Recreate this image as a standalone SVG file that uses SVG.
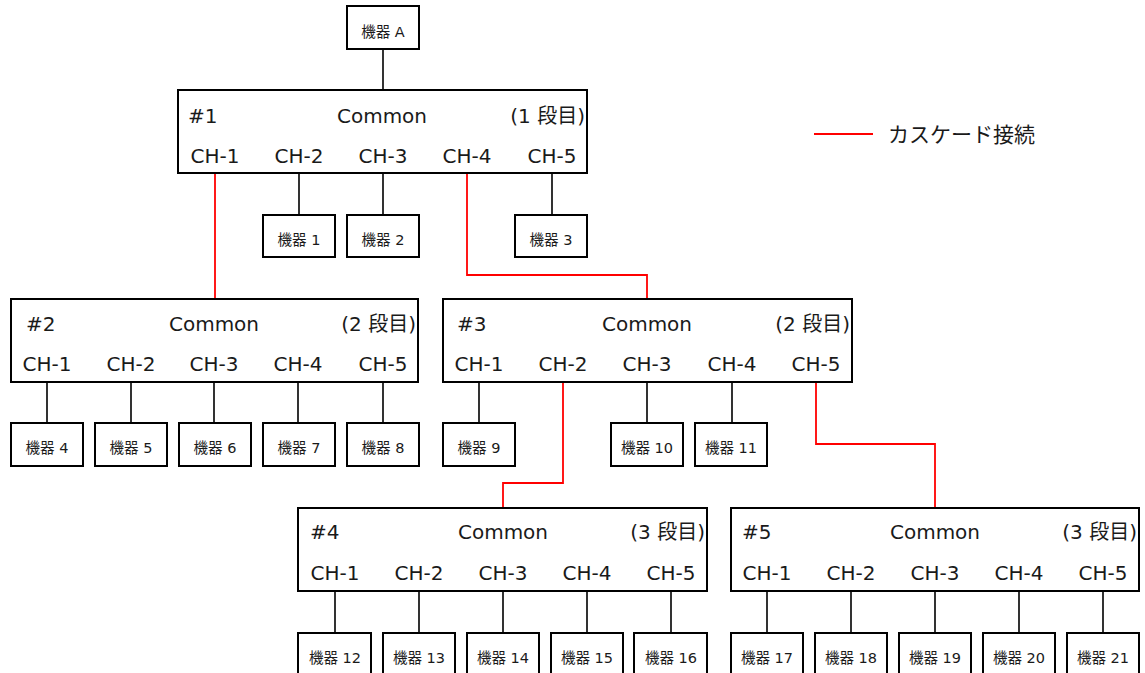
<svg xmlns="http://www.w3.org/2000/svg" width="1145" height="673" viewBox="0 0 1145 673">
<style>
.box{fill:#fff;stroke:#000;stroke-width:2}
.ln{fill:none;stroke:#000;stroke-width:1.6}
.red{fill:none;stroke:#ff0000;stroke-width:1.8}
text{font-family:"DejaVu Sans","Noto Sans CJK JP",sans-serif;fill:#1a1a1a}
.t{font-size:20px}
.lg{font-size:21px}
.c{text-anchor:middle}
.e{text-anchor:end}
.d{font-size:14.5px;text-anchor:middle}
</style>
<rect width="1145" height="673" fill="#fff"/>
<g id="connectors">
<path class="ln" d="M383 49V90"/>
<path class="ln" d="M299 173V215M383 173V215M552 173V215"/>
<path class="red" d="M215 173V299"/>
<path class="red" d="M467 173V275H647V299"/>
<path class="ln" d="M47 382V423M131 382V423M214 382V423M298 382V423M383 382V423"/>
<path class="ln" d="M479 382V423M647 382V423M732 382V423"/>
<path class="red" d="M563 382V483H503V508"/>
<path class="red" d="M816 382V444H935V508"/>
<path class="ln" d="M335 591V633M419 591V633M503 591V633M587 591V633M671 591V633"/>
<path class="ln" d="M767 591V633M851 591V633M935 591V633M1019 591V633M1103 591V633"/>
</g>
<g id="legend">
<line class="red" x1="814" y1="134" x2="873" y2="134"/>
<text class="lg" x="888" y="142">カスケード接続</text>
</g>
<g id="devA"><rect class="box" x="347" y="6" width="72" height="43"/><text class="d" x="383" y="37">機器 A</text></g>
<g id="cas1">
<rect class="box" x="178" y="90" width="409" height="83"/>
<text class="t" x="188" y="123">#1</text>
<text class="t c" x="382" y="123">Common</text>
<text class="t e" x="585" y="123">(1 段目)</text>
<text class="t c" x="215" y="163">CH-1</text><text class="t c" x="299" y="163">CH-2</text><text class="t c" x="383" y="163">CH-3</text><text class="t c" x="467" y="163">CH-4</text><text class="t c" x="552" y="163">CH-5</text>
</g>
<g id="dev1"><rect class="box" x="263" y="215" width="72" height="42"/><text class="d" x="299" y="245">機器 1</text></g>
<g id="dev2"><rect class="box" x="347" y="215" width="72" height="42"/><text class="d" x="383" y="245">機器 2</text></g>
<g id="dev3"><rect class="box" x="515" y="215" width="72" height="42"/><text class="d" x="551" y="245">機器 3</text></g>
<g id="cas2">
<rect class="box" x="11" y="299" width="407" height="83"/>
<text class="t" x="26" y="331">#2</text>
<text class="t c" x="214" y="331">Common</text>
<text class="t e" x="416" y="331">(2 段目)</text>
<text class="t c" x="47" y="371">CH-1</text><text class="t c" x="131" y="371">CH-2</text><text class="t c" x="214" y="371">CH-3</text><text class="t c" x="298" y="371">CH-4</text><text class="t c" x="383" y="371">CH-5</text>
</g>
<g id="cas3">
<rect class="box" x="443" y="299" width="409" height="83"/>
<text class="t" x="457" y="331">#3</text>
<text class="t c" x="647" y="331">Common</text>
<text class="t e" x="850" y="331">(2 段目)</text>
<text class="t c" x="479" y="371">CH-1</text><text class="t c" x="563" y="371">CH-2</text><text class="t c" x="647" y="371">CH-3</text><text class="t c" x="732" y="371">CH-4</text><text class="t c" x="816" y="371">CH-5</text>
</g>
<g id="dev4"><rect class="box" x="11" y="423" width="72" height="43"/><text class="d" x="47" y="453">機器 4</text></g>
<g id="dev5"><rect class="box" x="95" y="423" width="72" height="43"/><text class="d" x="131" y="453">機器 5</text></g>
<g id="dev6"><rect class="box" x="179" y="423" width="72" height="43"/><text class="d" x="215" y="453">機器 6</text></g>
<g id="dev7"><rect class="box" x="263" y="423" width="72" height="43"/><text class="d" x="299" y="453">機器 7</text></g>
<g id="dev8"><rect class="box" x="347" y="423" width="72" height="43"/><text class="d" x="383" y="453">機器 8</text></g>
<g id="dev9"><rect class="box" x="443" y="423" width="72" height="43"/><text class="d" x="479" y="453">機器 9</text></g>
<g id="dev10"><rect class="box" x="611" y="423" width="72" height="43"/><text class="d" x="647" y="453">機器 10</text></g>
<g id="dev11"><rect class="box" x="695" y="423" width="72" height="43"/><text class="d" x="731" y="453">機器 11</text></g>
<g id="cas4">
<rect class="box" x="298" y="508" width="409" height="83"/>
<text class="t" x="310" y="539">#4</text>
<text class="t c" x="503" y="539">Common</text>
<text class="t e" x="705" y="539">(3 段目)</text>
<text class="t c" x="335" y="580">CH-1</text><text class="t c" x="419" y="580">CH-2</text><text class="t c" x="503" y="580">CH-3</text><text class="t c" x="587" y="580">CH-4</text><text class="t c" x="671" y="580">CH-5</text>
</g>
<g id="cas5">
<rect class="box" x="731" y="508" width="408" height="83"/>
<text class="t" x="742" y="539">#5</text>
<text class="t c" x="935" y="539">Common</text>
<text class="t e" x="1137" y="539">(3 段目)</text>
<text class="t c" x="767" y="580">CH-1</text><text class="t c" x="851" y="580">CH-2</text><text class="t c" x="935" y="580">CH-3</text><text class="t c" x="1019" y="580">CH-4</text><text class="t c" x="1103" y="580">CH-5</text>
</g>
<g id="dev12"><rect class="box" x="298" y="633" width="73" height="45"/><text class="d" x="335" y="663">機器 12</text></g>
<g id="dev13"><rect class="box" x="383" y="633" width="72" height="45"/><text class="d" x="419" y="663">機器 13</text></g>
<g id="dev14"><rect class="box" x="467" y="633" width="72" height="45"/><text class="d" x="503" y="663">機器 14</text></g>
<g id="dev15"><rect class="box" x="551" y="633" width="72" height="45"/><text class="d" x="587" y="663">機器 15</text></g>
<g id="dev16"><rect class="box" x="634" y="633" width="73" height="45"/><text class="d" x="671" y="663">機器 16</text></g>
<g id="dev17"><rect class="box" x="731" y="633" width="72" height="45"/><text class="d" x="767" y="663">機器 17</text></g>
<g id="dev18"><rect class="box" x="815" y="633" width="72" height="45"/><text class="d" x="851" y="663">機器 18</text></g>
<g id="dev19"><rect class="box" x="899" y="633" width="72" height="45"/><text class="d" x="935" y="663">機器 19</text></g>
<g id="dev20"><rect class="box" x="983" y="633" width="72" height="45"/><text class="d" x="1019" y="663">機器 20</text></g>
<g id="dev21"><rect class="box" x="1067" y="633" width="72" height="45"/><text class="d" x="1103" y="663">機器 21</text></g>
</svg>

TO DO: Copy every line above word for word and exclude the pictures.

RESULT OF THE TASK:
Recreate this image as a standalone SVG file that uses SVG.
<svg xmlns="http://www.w3.org/2000/svg" width="1145" height="673" viewBox="0 0 1145 673">
<style>
.box{fill:#fff;stroke:#000;stroke-width:2}
.ln{fill:none;stroke:#000;stroke-width:1.6}
.red{fill:none;stroke:#ff0000;stroke-width:1.8}
text{font-family:"DejaVu Sans","Noto Sans CJK JP",sans-serif;fill:#1a1a1a}
.t{font-size:20px}
.lg{font-size:21px}
.c{text-anchor:middle}
.e{text-anchor:end}
.d{font-size:14.5px;text-anchor:middle}
</style>
<rect width="1145" height="673" fill="#fff"/>
<g id="connectors">
<path class="ln" d="M383 49V90"/>
<path class="ln" d="M299 173V215M383 173V215M552 173V215"/>
<path class="red" d="M215 173V299"/>
<path class="red" d="M467 173V275H647V299"/>
<path class="ln" d="M47 382V423M131 382V423M214 382V423M298 382V423M383 382V423"/>
<path class="ln" d="M479 382V423M647 382V423M732 382V423"/>
<path class="red" d="M563 382V483H503V508"/>
<path class="red" d="M816 382V444H935V508"/>
<path class="ln" d="M335 591V633M419 591V633M503 591V633M587 591V633M671 591V633"/>
<path class="ln" d="M767 591V633M851 591V633M935 591V633M1019 591V633M1103 591V633"/>
</g>
<g id="legend">
<line class="red" x1="814" y1="134" x2="873" y2="134"/>
<text class="lg" x="888" y="142">カスケード接続</text>
</g>
<g id="devA"><rect class="box" x="347" y="6" width="72" height="43"/><text class="d" x="383" y="37">機器 A</text></g>
<g id="cas1">
<rect class="box" x="178" y="90" width="409" height="83"/>
<text class="t" x="188" y="123">#1</text>
<text class="t c" x="382" y="123">Common</text>
<text class="t e" x="585" y="123">(1 段目)</text>
<text class="t c" x="215" y="163">CH-1</text><text class="t c" x="299" y="163">CH-2</text><text class="t c" x="383" y="163">CH-3</text><text class="t c" x="467" y="163">CH-4</text><text class="t c" x="552" y="163">CH-5</text>
</g>
<g id="dev1"><rect class="box" x="263" y="215" width="72" height="42"/><text class="d" x="299" y="245">機器 1</text></g>
<g id="dev2"><rect class="box" x="347" y="215" width="72" height="42"/><text class="d" x="383" y="245">機器 2</text></g>
<g id="dev3"><rect class="box" x="515" y="215" width="72" height="42"/><text class="d" x="551" y="245">機器 3</text></g>
<g id="cas2">
<rect class="box" x="11" y="299" width="407" height="83"/>
<text class="t" x="26" y="331">#2</text>
<text class="t c" x="214" y="331">Common</text>
<text class="t e" x="416" y="331">(2 段目)</text>
<text class="t c" x="47" y="371">CH-1</text><text class="t c" x="131" y="371">CH-2</text><text class="t c" x="214" y="371">CH-3</text><text class="t c" x="298" y="371">CH-4</text><text class="t c" x="383" y="371">CH-5</text>
</g>
<g id="cas3">
<rect class="box" x="443" y="299" width="409" height="83"/>
<text class="t" x="457" y="331">#3</text>
<text class="t c" x="647" y="331">Common</text>
<text class="t e" x="850" y="331">(2 段目)</text>
<text class="t c" x="479" y="371">CH-1</text><text class="t c" x="563" y="371">CH-2</text><text class="t c" x="647" y="371">CH-3</text><text class="t c" x="732" y="371">CH-4</text><text class="t c" x="816" y="371">CH-5</text>
</g>
<g id="dev4"><rect class="box" x="11" y="423" width="72" height="43"/><text class="d" x="47" y="453">機器 4</text></g>
<g id="dev5"><rect class="box" x="95" y="423" width="72" height="43"/><text class="d" x="131" y="453">機器 5</text></g>
<g id="dev6"><rect class="box" x="179" y="423" width="72" height="43"/><text class="d" x="215" y="453">機器 6</text></g>
<g id="dev7"><rect class="box" x="263" y="423" width="72" height="43"/><text class="d" x="299" y="453">機器 7</text></g>
<g id="dev8"><rect class="box" x="347" y="423" width="72" height="43"/><text class="d" x="383" y="453">機器 8</text></g>
<g id="dev9"><rect class="box" x="443" y="423" width="72" height="43"/><text class="d" x="479" y="453">機器 9</text></g>
<g id="dev10"><rect class="box" x="611" y="423" width="72" height="43"/><text class="d" x="647" y="453">機器 10</text></g>
<g id="dev11"><rect class="box" x="695" y="423" width="72" height="43"/><text class="d" x="731" y="453">機器 11</text></g>
<g id="cas4">
<rect class="box" x="298" y="508" width="409" height="83"/>
<text class="t" x="310" y="539">#4</text>
<text class="t c" x="503" y="539">Common</text>
<text class="t e" x="705" y="539">(3 段目)</text>
<text class="t c" x="335" y="580">CH-1</text><text class="t c" x="419" y="580">CH-2</text><text class="t c" x="503" y="580">CH-3</text><text class="t c" x="587" y="580">CH-4</text><text class="t c" x="671" y="580">CH-5</text>
</g>
<g id="cas5">
<rect class="box" x="731" y="508" width="408" height="83"/>
<text class="t" x="742" y="539">#5</text>
<text class="t c" x="935" y="539">Common</text>
<text class="t e" x="1137" y="539">(3 段目)</text>
<text class="t c" x="767" y="580">CH-1</text><text class="t c" x="851" y="580">CH-2</text><text class="t c" x="935" y="580">CH-3</text><text class="t c" x="1019" y="580">CH-4</text><text class="t c" x="1103" y="580">CH-5</text>
</g>
<g id="dev12"><rect class="box" x="298" y="633" width="73" height="45"/><text class="d" x="335" y="663">機器 12</text></g>
<g id="dev13"><rect class="box" x="383" y="633" width="72" height="45"/><text class="d" x="419" y="663">機器 13</text></g>
<g id="dev14"><rect class="box" x="467" y="633" width="72" height="45"/><text class="d" x="503" y="663">機器 14</text></g>
<g id="dev15"><rect class="box" x="551" y="633" width="72" height="45"/><text class="d" x="587" y="663">機器 15</text></g>
<g id="dev16"><rect class="box" x="634" y="633" width="73" height="45"/><text class="d" x="671" y="663">機器 16</text></g>
<g id="dev17"><rect class="box" x="731" y="633" width="72" height="45"/><text class="d" x="767" y="663">機器 17</text></g>
<g id="dev18"><rect class="box" x="815" y="633" width="72" height="45"/><text class="d" x="851" y="663">機器 18</text></g>
<g id="dev19"><rect class="box" x="899" y="633" width="72" height="45"/><text class="d" x="935" y="663">機器 19</text></g>
<g id="dev20"><rect class="box" x="983" y="633" width="72" height="45"/><text class="d" x="1019" y="663">機器 20</text></g>
<g id="dev21"><rect class="box" x="1067" y="633" width="72" height="45"/><text class="d" x="1103" y="663">機器 21</text></g>
</svg>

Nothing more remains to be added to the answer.